Written problem: Copy each line below exactly and leave the pictures out.

Data excerpt:
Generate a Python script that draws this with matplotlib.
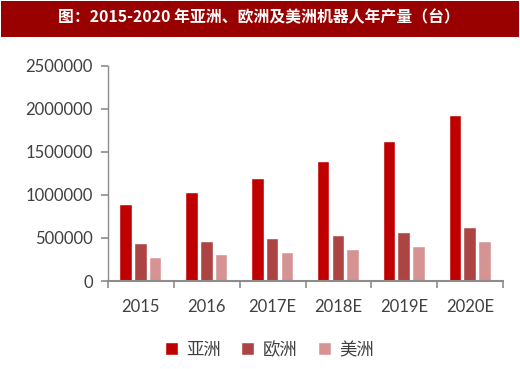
import numpy as np
import matplotlib
matplotlib.use('Agg')
import matplotlib.pyplot as plt
from matplotlib.patches import Rectangle

plt.rcParams['font.family'] = ['Lato', 'Noto Sans CJK SC', 'DejaVu Sans']

# === Data ===
years = ['2015', '2016', '2017E', '2018E', '2019E', '2020E']
asia = [886000, 1022000, 1185000, 1379000, 1617000, 1915000]
europe = [435000, 458000, 493000, 524000, 563000, 614000]
america = [272000, 299000, 323000, 358000, 396000, 451000]
series_names = ['亚洲', '欧洲', '美洲']
title = '图：2015-2020 年亚洲、欧洲及美洲机器人年产量（台）'

colors = ['#C00000', '#AD4444', '#D69393']
text_color = '#404040'
axis_color = '#8C8C8C'

fig = plt.figure(figsize=(5.2, 3.69), dpi=100)

# title banner
fig.patches.append(Rectangle((0.002, 1 - 37 / 369), 0.996, 36 / 369, transform=fig.transFigure,
                             facecolor='#990000', edgecolor='none', zorder=0))
fig.text(0.497, 1 - 17 / 369, title, ha='center', va='center', color='white',
         fontsize=11.4, fontweight='bold', family=['Noto Sans CJK SC', 'DejaVu Sans'])

ax = fig.add_axes([108 / 520, 1 - 281 / 369, 395 / 520, 215.3 / 369])

x = np.arange(len(years))
width = 0.175
step = 0.223
for k, vals in enumerate([asia, europe, america]):
    ax.bar(x + (k - 1) * step, vals, width, color=colors[k], label=series_names[k],
           edgecolor='white', linewidth=0.3, zorder=2)

ax.set_xlim(-0.5, len(years) - 0.5)
ax.set_ylim(0, 2500000)
ax.set_yticks(np.arange(0, 2500001, 500000))
ax.set_yticklabels([str(v) for v in range(0, 2500001, 500000)])

# category ticks at boundaries, labels at centers
ax.set_xticks(np.arange(-0.5, len(years), 1.0))
ax.set_xticklabels([])
ax.set_xticks(x, minor=True)
ax.set_xticklabels(years, minor=True)
ax.tick_params(axis='x', which='minor', length=0, pad=13, labelsize=12, labelcolor=text_color)
ax.tick_params(axis='x', which='major', length=5, width=1.2, color=axis_color, direction='out')
ax.tick_params(axis='y', length=5, width=1.2, color=axis_color, direction='out',
               labelsize=12, labelcolor=text_color, pad=6)

for side in ['top', 'right']:
    ax.spines[side].set_visible(False)
ax.spines['left'].set_color(axis_color)
ax.spines['bottom'].set_color(axis_color)
ax.spines['left'].set_linewidth(1.0)
ax.spines['bottom'].set_linewidth(1.5)

leg = fig.legend(loc='center', bbox_to_anchor=(270 / 520, 1 - 350 / 369), ncol=3, frameon=False,
                 handlelength=0.7, handleheight=0.7, handletextpad=0.5, columnspacing=1.2,
                 prop={'family': ['Noto Sans CJK SC', 'DejaVu Sans'], 'size': 12.5})
for t in leg.get_texts():
    t.set_color(text_color)

fig.savefig('out.png', dpi=100)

Reply:
Generate a Python script that draws this with matplotlib.
import numpy as np
import matplotlib
matplotlib.use('Agg')
import matplotlib.pyplot as plt
from matplotlib.patches import Rectangle

plt.rcParams['font.family'] = ['Lato', 'Noto Sans CJK SC', 'DejaVu Sans']

# === Data ===
years = ['2015', '2016', '2017E', '2018E', '2019E', '2020E']
asia = [886000, 1022000, 1185000, 1379000, 1617000, 1915000]
europe = [435000, 458000, 493000, 524000, 563000, 614000]
america = [272000, 299000, 323000, 358000, 396000, 451000]
series_names = ['亚洲', '欧洲', '美洲']
title = '图：2015-2020 年亚洲、欧洲及美洲机器人年产量（台）'

colors = ['#C00000', '#AD4444', '#D69393']
text_color = '#404040'
axis_color = '#8C8C8C'

fig = plt.figure(figsize=(5.2, 3.69), dpi=100)

# title banner
fig.patches.append(Rectangle((0.002, 1 - 37 / 369), 0.996, 36 / 369, transform=fig.transFigure,
                             facecolor='#990000', edgecolor='none', zorder=0))
fig.text(0.497, 1 - 17 / 369, title, ha='center', va='center', color='white',
         fontsize=11.4, fontweight='bold', family=['Noto Sans CJK SC', 'DejaVu Sans'])

ax = fig.add_axes([108 / 520, 1 - 281 / 369, 395 / 520, 215.3 / 369])

x = np.arange(len(years))
width = 0.175
step = 0.223
for k, vals in enumerate([asia, europe, america]):
    ax.bar(x + (k - 1) * step, vals, width, color=colors[k], label=series_names[k],
           edgecolor='white', linewidth=0.3, zorder=2)

ax.set_xlim(-0.5, len(years) - 0.5)
ax.set_ylim(0, 2500000)
ax.set_yticks(np.arange(0, 2500001, 500000))
ax.set_yticklabels([str(v) for v in range(0, 2500001, 500000)])

# category ticks at boundaries, labels at centers
ax.set_xticks(np.arange(-0.5, len(years), 1.0))
ax.set_xticklabels([])
ax.set_xticks(x, minor=True)
ax.set_xticklabels(years, minor=True)
ax.tick_params(axis='x', which='minor', length=0, pad=13, labelsize=12, labelcolor=text_color)
ax.tick_params(axis='x', which='major', length=5, width=1.2, color=axis_color, direction='out')
ax.tick_params(axis='y', length=5, width=1.2, color=axis_color, direction='out',
               labelsize=12, labelcolor=text_color, pad=6)

for side in ['top', 'right']:
    ax.spines[side].set_visible(False)
ax.spines['left'].set_color(axis_color)
ax.spines['bottom'].set_color(axis_color)
ax.spines['left'].set_linewidth(1.0)
ax.spines['bottom'].set_linewidth(1.5)

leg = fig.legend(loc='center', bbox_to_anchor=(270 / 520, 1 - 350 / 369), ncol=3, frameon=False,
                 handlelength=0.7, handleheight=0.7, handletextpad=0.5, columnspacing=1.2,
                 prop={'family': ['Noto Sans CJK SC', 'DejaVu Sans'], 'size': 12.5})
for t in leg.get_texts():
    t.set_color(text_color)

fig.savefig('out.png', dpi=100)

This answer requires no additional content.